- [DIRECTIONS FOR THIS TASK] Quote every line of the data below as it stands, omitting pictures.

- [DATASET EXTRACT]
****

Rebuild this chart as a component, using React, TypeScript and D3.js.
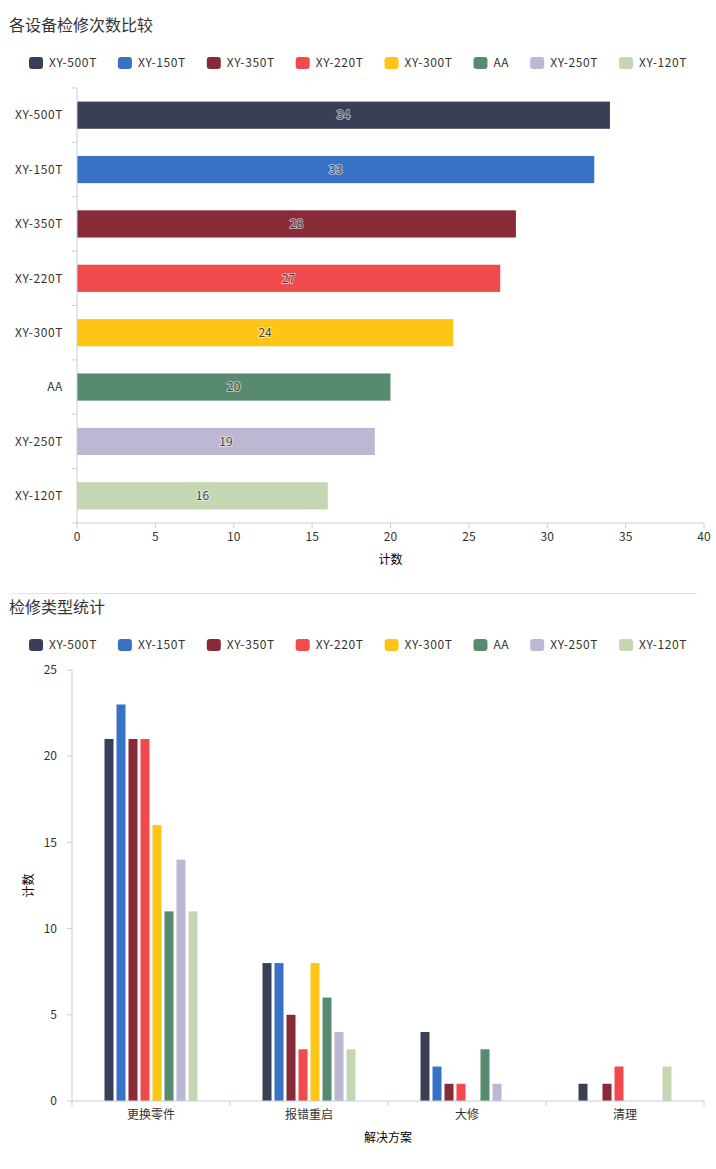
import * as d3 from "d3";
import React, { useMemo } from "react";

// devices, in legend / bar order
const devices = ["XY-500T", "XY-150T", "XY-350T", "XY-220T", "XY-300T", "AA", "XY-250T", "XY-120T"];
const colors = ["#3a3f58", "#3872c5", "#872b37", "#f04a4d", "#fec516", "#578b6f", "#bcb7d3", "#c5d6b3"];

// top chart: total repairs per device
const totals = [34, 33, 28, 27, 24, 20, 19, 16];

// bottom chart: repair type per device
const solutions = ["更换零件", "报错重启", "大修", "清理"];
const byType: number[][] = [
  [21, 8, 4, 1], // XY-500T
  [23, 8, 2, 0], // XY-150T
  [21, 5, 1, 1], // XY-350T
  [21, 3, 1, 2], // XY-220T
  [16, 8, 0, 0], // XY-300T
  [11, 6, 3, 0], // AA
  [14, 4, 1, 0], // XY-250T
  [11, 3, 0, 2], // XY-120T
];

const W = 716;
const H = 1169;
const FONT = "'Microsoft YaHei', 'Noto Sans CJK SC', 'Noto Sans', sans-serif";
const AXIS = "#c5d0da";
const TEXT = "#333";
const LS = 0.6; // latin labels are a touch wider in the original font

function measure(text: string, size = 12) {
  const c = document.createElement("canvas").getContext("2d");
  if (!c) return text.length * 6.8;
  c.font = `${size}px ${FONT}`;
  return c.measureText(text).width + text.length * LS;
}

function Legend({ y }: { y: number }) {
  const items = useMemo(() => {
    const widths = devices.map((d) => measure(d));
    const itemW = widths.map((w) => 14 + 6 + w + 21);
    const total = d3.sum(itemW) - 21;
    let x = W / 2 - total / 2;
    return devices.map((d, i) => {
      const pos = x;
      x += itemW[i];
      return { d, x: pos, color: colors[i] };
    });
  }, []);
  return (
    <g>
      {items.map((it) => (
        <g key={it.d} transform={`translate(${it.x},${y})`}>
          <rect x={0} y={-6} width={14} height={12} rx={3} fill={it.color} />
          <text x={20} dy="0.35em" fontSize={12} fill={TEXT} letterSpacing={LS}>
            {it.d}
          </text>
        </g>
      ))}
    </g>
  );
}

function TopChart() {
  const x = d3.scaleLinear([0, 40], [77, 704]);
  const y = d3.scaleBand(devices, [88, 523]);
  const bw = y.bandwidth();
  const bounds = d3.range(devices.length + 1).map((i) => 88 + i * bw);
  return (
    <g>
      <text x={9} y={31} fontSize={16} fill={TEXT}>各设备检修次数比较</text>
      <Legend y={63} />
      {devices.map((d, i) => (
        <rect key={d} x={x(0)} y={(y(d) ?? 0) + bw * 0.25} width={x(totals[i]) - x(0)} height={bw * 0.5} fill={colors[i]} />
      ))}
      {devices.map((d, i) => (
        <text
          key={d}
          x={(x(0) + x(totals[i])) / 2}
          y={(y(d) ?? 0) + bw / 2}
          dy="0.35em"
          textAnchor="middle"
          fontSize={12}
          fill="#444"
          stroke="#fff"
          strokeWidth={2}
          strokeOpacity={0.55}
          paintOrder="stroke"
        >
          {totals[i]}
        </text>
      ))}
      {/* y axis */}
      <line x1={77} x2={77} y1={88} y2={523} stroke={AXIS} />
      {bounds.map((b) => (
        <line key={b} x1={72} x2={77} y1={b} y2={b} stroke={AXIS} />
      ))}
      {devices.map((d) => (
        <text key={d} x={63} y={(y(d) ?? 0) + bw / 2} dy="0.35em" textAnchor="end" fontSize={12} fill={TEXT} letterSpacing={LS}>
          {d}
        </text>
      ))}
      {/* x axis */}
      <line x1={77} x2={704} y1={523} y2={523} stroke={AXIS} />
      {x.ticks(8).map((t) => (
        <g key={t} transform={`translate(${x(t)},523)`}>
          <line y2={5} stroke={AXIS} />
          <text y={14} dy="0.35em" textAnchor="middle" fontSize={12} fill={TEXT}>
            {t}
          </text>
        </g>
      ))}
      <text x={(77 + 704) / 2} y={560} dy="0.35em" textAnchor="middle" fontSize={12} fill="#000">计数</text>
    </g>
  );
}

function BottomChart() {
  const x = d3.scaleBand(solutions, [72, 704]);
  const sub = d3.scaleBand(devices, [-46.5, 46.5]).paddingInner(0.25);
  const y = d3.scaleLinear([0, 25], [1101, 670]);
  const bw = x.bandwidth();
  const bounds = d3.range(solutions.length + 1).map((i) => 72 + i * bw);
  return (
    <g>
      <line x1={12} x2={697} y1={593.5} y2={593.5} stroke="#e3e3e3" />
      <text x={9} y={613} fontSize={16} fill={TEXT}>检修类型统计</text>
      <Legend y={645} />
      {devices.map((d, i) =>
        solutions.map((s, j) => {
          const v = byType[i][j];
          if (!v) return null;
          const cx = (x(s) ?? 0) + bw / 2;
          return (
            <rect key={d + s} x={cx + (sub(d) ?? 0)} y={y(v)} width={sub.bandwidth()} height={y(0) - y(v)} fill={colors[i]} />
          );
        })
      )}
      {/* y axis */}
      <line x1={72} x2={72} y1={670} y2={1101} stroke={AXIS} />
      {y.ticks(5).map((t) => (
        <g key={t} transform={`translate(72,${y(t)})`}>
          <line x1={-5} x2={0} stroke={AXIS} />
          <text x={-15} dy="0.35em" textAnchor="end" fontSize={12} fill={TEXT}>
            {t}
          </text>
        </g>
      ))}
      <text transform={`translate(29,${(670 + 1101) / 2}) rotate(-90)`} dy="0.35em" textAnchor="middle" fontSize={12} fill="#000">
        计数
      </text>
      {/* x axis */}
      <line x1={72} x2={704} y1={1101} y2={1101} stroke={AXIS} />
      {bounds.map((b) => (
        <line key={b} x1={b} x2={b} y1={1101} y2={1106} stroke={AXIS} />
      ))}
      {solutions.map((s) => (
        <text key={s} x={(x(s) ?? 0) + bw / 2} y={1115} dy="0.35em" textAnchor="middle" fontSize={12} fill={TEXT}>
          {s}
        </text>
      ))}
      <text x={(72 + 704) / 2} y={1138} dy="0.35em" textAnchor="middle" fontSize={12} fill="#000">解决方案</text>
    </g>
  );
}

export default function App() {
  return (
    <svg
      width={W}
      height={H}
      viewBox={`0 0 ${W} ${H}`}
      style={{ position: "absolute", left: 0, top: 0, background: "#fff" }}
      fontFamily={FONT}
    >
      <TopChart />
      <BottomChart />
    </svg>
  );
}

****

- [SOLVED PROBLEM]
Rebuild this chart as a component, using React, TypeScript and D3.js.
import * as d3 from "d3";
import React, { useMemo } from "react";

// devices, in legend / bar order
const devices = ["XY-500T", "XY-150T", "XY-350T", "XY-220T", "XY-300T", "AA", "XY-250T", "XY-120T"];
const colors = ["#3a3f58", "#3872c5", "#872b37", "#f04a4d", "#fec516", "#578b6f", "#bcb7d3", "#c5d6b3"];

// top chart: total repairs per device
const totals = [34, 33, 28, 27, 24, 20, 19, 16];

// bottom chart: repair type per device
const solutions = ["更换零件", "报错重启", "大修", "清理"];
const byType: number[][] = [
  [21, 8, 4, 1], // XY-500T
  [23, 8, 2, 0], // XY-150T
  [21, 5, 1, 1], // XY-350T
  [21, 3, 1, 2], // XY-220T
  [16, 8, 0, 0], // XY-300T
  [11, 6, 3, 0], // AA
  [14, 4, 1, 0], // XY-250T
  [11, 3, 0, 2], // XY-120T
];

const W = 716;
const H = 1169;
const FONT = "'Microsoft YaHei', 'Noto Sans CJK SC', 'Noto Sans', sans-serif";
const AXIS = "#c5d0da";
const TEXT = "#333";
const LS = 0.6; // latin labels are a touch wider in the original font

function measure(text: string, size = 12) {
  const c = document.createElement("canvas").getContext("2d");
  if (!c) return text.length * 6.8;
  c.font = `${size}px ${FONT}`;
  return c.measureText(text).width + text.length * LS;
}

function Legend({ y }: { y: number }) {
  const items = useMemo(() => {
    const widths = devices.map((d) => measure(d));
    const itemW = widths.map((w) => 14 + 6 + w + 21);
    const total = d3.sum(itemW) - 21;
    let x = W / 2 - total / 2;
    return devices.map((d, i) => {
      const pos = x;
      x += itemW[i];
      return { d, x: pos, color: colors[i] };
    });
  }, []);
  return (
    <g>
      {items.map((it) => (
        <g key={it.d} transform={`translate(${it.x},${y})`}>
          <rect x={0} y={-6} width={14} height={12} rx={3} fill={it.color} />
          <text x={20} dy="0.35em" fontSize={12} fill={TEXT} letterSpacing={LS}>
            {it.d}
          </text>
        </g>
      ))}
    </g>
  );
}

function TopChart() {
  const x = d3.scaleLinear([0, 40], [77, 704]);
  const y = d3.scaleBand(devices, [88, 523]);
  const bw = y.bandwidth();
  const bounds = d3.range(devices.length + 1).map((i) => 88 + i * bw);
  return (
    <g>
      <text x={9} y={31} fontSize={16} fill={TEXT}>各设备检修次数比较</text>
      <Legend y={63} />
      {devices.map((d, i) => (
        <rect key={d} x={x(0)} y={(y(d) ?? 0) + bw * 0.25} width={x(totals[i]) - x(0)} height={bw * 0.5} fill={colors[i]} />
      ))}
      {devices.map((d, i) => (
        <text
          key={d}
          x={(x(0) + x(totals[i])) / 2}
          y={(y(d) ?? 0) + bw / 2}
          dy="0.35em"
          textAnchor="middle"
          fontSize={12}
          fill="#444"
          stroke="#fff"
          strokeWidth={2}
          strokeOpacity={0.55}
          paintOrder="stroke"
        >
          {totals[i]}
        </text>
      ))}
      {/* y axis */}
      <line x1={77} x2={77} y1={88} y2={523} stroke={AXIS} />
      {bounds.map((b) => (
        <line key={b} x1={72} x2={77} y1={b} y2={b} stroke={AXIS} />
      ))}
      {devices.map((d) => (
        <text key={d} x={63} y={(y(d) ?? 0) + bw / 2} dy="0.35em" textAnchor="end" fontSize={12} fill={TEXT} letterSpacing={LS}>
          {d}
        </text>
      ))}
      {/* x axis */}
      <line x1={77} x2={704} y1={523} y2={523} stroke={AXIS} />
      {x.ticks(8).map((t) => (
        <g key={t} transform={`translate(${x(t)},523)`}>
          <line y2={5} stroke={AXIS} />
          <text y={14} dy="0.35em" textAnchor="middle" fontSize={12} fill={TEXT}>
            {t}
          </text>
        </g>
      ))}
      <text x={(77 + 704) / 2} y={560} dy="0.35em" textAnchor="middle" fontSize={12} fill="#000">计数</text>
    </g>
  );
}

function BottomChart() {
  const x = d3.scaleBand(solutions, [72, 704]);
  const sub = d3.scaleBand(devices, [-46.5, 46.5]).paddingInner(0.25);
  const y = d3.scaleLinear([0, 25], [1101, 670]);
  const bw = x.bandwidth();
  const bounds = d3.range(solutions.length + 1).map((i) => 72 + i * bw);
  return (
    <g>
      <line x1={12} x2={697} y1={593.5} y2={593.5} stroke="#e3e3e3" />
      <text x={9} y={613} fontSize={16} fill={TEXT}>检修类型统计</text>
      <Legend y={645} />
      {devices.map((d, i) =>
        solutions.map((s, j) => {
          const v = byType[i][j];
          if (!v) return null;
          const cx = (x(s) ?? 0) + bw / 2;
          return (
            <rect key={d + s} x={cx + (sub(d) ?? 0)} y={y(v)} width={sub.bandwidth()} height={y(0) - y(v)} fill={colors[i]} />
          );
        })
      )}
      {/* y axis */}
      <line x1={72} x2={72} y1={670} y2={1101} stroke={AXIS} />
      {y.ticks(5).map((t) => (
        <g key={t} transform={`translate(72,${y(t)})`}>
          <line x1={-5} x2={0} stroke={AXIS} />
          <text x={-15} dy="0.35em" textAnchor="end" fontSize={12} fill={TEXT}>
            {t}
          </text>
        </g>
      ))}
      <text transform={`translate(29,${(670 + 1101) / 2}) rotate(-90)`} dy="0.35em" textAnchor="middle" fontSize={12} fill="#000">
        计数
      </text>
      {/* x axis */}
      <line x1={72} x2={704} y1={1101} y2={1101} stroke={AXIS} />
      {bounds.map((b) => (
        <line key={b} x1={b} x2={b} y1={1101} y2={1106} stroke={AXIS} />
      ))}
      {solutions.map((s) => (
        <text key={s} x={(x(s) ?? 0) + bw / 2} y={1115} dy="0.35em" textAnchor="middle" fontSize={12} fill={TEXT}>
          {s}
        </text>
      ))}
      <text x={(72 + 704) / 2} y={1138} dy="0.35em" textAnchor="middle" fontSize={12} fill="#000">解决方案</text>
    </g>
  );
}

export default function App() {
  return (
    <svg
      width={W}
      height={H}
      viewBox={`0 0 ${W} ${H}`}
      style={{ position: "absolute", left: 0, top: 0, background: "#fff" }}
      fontFamily={FONT}
    >
      <TopChart />
      <BottomChart />
    </svg>
  );
}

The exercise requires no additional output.